__Data lines__.
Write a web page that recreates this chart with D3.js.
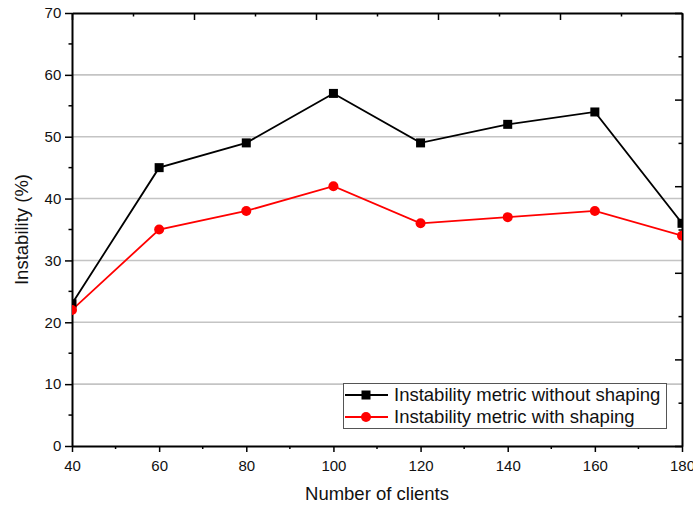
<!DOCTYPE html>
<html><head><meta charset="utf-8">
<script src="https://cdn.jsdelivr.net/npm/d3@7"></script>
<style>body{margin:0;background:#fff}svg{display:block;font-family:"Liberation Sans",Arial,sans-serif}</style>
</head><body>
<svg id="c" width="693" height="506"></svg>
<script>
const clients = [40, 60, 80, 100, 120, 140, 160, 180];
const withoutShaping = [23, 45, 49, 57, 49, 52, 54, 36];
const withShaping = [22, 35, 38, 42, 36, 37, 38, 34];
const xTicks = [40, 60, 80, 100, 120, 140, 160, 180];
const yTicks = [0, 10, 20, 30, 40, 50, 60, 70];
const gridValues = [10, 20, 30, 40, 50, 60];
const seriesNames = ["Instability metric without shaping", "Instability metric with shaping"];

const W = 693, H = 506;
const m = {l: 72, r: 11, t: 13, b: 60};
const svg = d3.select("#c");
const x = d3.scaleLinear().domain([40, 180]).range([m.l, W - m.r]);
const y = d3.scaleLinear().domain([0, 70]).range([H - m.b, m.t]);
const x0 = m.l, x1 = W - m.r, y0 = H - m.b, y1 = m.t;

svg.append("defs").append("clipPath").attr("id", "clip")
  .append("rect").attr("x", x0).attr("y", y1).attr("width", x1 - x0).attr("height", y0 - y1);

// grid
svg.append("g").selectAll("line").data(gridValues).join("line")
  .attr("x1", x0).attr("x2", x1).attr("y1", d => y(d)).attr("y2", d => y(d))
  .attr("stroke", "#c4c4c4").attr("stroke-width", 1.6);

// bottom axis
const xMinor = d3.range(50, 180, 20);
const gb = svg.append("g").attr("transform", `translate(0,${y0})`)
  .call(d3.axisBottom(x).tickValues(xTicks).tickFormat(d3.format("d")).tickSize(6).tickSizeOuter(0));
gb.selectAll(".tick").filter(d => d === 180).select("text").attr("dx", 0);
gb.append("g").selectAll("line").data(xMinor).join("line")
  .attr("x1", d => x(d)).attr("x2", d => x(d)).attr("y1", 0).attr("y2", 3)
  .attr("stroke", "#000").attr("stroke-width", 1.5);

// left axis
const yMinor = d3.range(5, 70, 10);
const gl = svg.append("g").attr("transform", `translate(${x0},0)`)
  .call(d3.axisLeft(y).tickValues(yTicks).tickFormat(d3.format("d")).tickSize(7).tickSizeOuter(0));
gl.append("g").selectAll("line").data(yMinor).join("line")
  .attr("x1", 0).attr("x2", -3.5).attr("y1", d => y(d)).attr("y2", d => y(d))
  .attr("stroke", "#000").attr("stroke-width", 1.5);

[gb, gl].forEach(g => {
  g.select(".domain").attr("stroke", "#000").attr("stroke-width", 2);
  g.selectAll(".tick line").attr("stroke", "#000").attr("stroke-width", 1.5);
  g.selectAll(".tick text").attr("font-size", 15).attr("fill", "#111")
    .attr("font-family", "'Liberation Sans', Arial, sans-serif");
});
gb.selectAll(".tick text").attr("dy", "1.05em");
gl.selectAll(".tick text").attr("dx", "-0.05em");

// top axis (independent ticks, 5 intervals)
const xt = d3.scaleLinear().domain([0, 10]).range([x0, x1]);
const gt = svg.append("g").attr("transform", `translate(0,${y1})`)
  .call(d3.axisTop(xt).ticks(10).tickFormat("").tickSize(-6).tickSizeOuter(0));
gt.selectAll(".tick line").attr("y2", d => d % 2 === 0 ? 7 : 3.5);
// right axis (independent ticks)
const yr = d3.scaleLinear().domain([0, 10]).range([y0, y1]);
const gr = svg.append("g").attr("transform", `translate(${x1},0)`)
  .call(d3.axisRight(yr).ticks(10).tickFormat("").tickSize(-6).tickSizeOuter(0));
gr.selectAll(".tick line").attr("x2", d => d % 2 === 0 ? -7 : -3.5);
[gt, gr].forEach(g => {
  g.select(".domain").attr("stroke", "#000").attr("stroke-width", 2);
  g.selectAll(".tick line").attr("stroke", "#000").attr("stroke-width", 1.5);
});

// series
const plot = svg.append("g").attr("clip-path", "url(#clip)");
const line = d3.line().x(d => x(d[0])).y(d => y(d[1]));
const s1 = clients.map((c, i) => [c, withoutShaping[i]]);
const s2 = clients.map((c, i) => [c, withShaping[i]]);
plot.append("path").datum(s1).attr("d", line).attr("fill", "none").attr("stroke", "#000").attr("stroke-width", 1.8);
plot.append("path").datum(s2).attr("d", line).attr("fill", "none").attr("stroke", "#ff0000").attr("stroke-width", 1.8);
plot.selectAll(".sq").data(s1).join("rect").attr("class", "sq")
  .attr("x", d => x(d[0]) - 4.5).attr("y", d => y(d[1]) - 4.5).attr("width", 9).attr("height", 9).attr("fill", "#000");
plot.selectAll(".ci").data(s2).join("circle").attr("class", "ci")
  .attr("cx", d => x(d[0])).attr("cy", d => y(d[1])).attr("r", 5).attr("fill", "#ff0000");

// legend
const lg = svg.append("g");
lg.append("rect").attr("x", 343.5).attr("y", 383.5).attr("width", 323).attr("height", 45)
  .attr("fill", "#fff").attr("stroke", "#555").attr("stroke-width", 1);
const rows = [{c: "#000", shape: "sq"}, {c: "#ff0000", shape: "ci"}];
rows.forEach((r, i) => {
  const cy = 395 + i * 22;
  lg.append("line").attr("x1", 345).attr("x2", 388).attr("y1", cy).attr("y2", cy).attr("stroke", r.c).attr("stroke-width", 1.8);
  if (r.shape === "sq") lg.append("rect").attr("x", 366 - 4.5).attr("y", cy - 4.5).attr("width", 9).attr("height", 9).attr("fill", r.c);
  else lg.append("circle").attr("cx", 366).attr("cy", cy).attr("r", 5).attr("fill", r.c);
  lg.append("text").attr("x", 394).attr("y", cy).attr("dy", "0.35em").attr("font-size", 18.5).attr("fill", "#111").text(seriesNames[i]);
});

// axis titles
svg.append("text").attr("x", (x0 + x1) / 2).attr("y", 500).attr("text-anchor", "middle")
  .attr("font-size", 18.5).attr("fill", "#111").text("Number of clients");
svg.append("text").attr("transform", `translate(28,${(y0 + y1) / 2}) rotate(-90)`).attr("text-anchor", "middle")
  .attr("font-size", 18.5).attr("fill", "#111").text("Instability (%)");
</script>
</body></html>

__Instructions for the task__. Ignore the images and quote every line of the listing exactly.

__Output of the task__.
Write a web page that recreates this chart with D3.js.
<!DOCTYPE html>
<html><head><meta charset="utf-8">
<script src="https://cdn.jsdelivr.net/npm/d3@7"></script>
<style>body{margin:0;background:#fff}svg{display:block;font-family:"Liberation Sans",Arial,sans-serif}</style>
</head><body>
<svg id="c" width="693" height="506"></svg>
<script>
const clients = [40, 60, 80, 100, 120, 140, 160, 180];
const withoutShaping = [23, 45, 49, 57, 49, 52, 54, 36];
const withShaping = [22, 35, 38, 42, 36, 37, 38, 34];
const xTicks = [40, 60, 80, 100, 120, 140, 160, 180];
const yTicks = [0, 10, 20, 30, 40, 50, 60, 70];
const gridValues = [10, 20, 30, 40, 50, 60];
const seriesNames = ["Instability metric without shaping", "Instability metric with shaping"];

const W = 693, H = 506;
const m = {l: 72, r: 11, t: 13, b: 60};
const svg = d3.select("#c");
const x = d3.scaleLinear().domain([40, 180]).range([m.l, W - m.r]);
const y = d3.scaleLinear().domain([0, 70]).range([H - m.b, m.t]);
const x0 = m.l, x1 = W - m.r, y0 = H - m.b, y1 = m.t;

svg.append("defs").append("clipPath").attr("id", "clip")
  .append("rect").attr("x", x0).attr("y", y1).attr("width", x1 - x0).attr("height", y0 - y1);

// grid
svg.append("g").selectAll("line").data(gridValues).join("line")
  .attr("x1", x0).attr("x2", x1).attr("y1", d => y(d)).attr("y2", d => y(d))
  .attr("stroke", "#c4c4c4").attr("stroke-width", 1.6);

// bottom axis
const xMinor = d3.range(50, 180, 20);
const gb = svg.append("g").attr("transform", `translate(0,${y0})`)
  .call(d3.axisBottom(x).tickValues(xTicks).tickFormat(d3.format("d")).tickSize(6).tickSizeOuter(0));
gb.selectAll(".tick").filter(d => d === 180).select("text").attr("dx", 0);
gb.append("g").selectAll("line").data(xMinor).join("line")
  .attr("x1", d => x(d)).attr("x2", d => x(d)).attr("y1", 0).attr("y2", 3)
  .attr("stroke", "#000").attr("stroke-width", 1.5);

// left axis
const yMinor = d3.range(5, 70, 10);
const gl = svg.append("g").attr("transform", `translate(${x0},0)`)
  .call(d3.axisLeft(y).tickValues(yTicks).tickFormat(d3.format("d")).tickSize(7).tickSizeOuter(0));
gl.append("g").selectAll("line").data(yMinor).join("line")
  .attr("x1", 0).attr("x2", -3.5).attr("y1", d => y(d)).attr("y2", d => y(d))
  .attr("stroke", "#000").attr("stroke-width", 1.5);

[gb, gl].forEach(g => {
  g.select(".domain").attr("stroke", "#000").attr("stroke-width", 2);
  g.selectAll(".tick line").attr("stroke", "#000").attr("stroke-width", 1.5);
  g.selectAll(".tick text").attr("font-size", 15).attr("fill", "#111")
    .attr("font-family", "'Liberation Sans', Arial, sans-serif");
});
gb.selectAll(".tick text").attr("dy", "1.05em");
gl.selectAll(".tick text").attr("dx", "-0.05em");

// top axis (independent ticks, 5 intervals)
const xt = d3.scaleLinear().domain([0, 10]).range([x0, x1]);
const gt = svg.append("g").attr("transform", `translate(0,${y1})`)
  .call(d3.axisTop(xt).ticks(10).tickFormat("").tickSize(-6).tickSizeOuter(0));
gt.selectAll(".tick line").attr("y2", d => d % 2 === 0 ? 7 : 3.5);
// right axis (independent ticks)
const yr = d3.scaleLinear().domain([0, 10]).range([y0, y1]);
const gr = svg.append("g").attr("transform", `translate(${x1},0)`)
  .call(d3.axisRight(yr).ticks(10).tickFormat("").tickSize(-6).tickSizeOuter(0));
gr.selectAll(".tick line").attr("x2", d => d % 2 === 0 ? -7 : -3.5);
[gt, gr].forEach(g => {
  g.select(".domain").attr("stroke", "#000").attr("stroke-width", 2);
  g.selectAll(".tick line").attr("stroke", "#000").attr("stroke-width", 1.5);
});

// series
const plot = svg.append("g").attr("clip-path", "url(#clip)");
const line = d3.line().x(d => x(d[0])).y(d => y(d[1]));
const s1 = clients.map((c, i) => [c, withoutShaping[i]]);
const s2 = clients.map((c, i) => [c, withShaping[i]]);
plot.append("path").datum(s1).attr("d", line).attr("fill", "none").attr("stroke", "#000").attr("stroke-width", 1.8);
plot.append("path").datum(s2).attr("d", line).attr("fill", "none").attr("stroke", "#ff0000").attr("stroke-width", 1.8);
plot.selectAll(".sq").data(s1).join("rect").attr("class", "sq")
  .attr("x", d => x(d[0]) - 4.5).attr("y", d => y(d[1]) - 4.5).attr("width", 9).attr("height", 9).attr("fill", "#000");
plot.selectAll(".ci").data(s2).join("circle").attr("class", "ci")
  .attr("cx", d => x(d[0])).attr("cy", d => y(d[1])).attr("r", 5).attr("fill", "#ff0000");

// legend
const lg = svg.append("g");
lg.append("rect").attr("x", 343.5).attr("y", 383.5).attr("width", 323).attr("height", 45)
  .attr("fill", "#fff").attr("stroke", "#555").attr("stroke-width", 1);
const rows = [{c: "#000", shape: "sq"}, {c: "#ff0000", shape: "ci"}];
rows.forEach((r, i) => {
  const cy = 395 + i * 22;
  lg.append("line").attr("x1", 345).attr("x2", 388).attr("y1", cy).attr("y2", cy).attr("stroke", r.c).attr("stroke-width", 1.8);
  if (r.shape === "sq") lg.append("rect").attr("x", 366 - 4.5).attr("y", cy - 4.5).attr("width", 9).attr("height", 9).attr("fill", r.c);
  else lg.append("circle").attr("cx", 366).attr("cy", cy).attr("r", 5).attr("fill", r.c);
  lg.append("text").attr("x", 394).attr("y", cy).attr("dy", "0.35em").attr("font-size", 18.5).attr("fill", "#111").text(seriesNames[i]);
});

// axis titles
svg.append("text").attr("x", (x0 + x1) / 2).attr("y", 500).attr("text-anchor", "middle")
  .attr("font-size", 18.5).attr("fill", "#111").text("Number of clients");
svg.append("text").attr("transform", `translate(28,${(y0 + y1) / 2}) rotate(-90)`).attr("text-anchor", "middle")
  .attr("font-size", 18.5).attr("fill", "#111").text("Instability (%)");
</script>
</body></html>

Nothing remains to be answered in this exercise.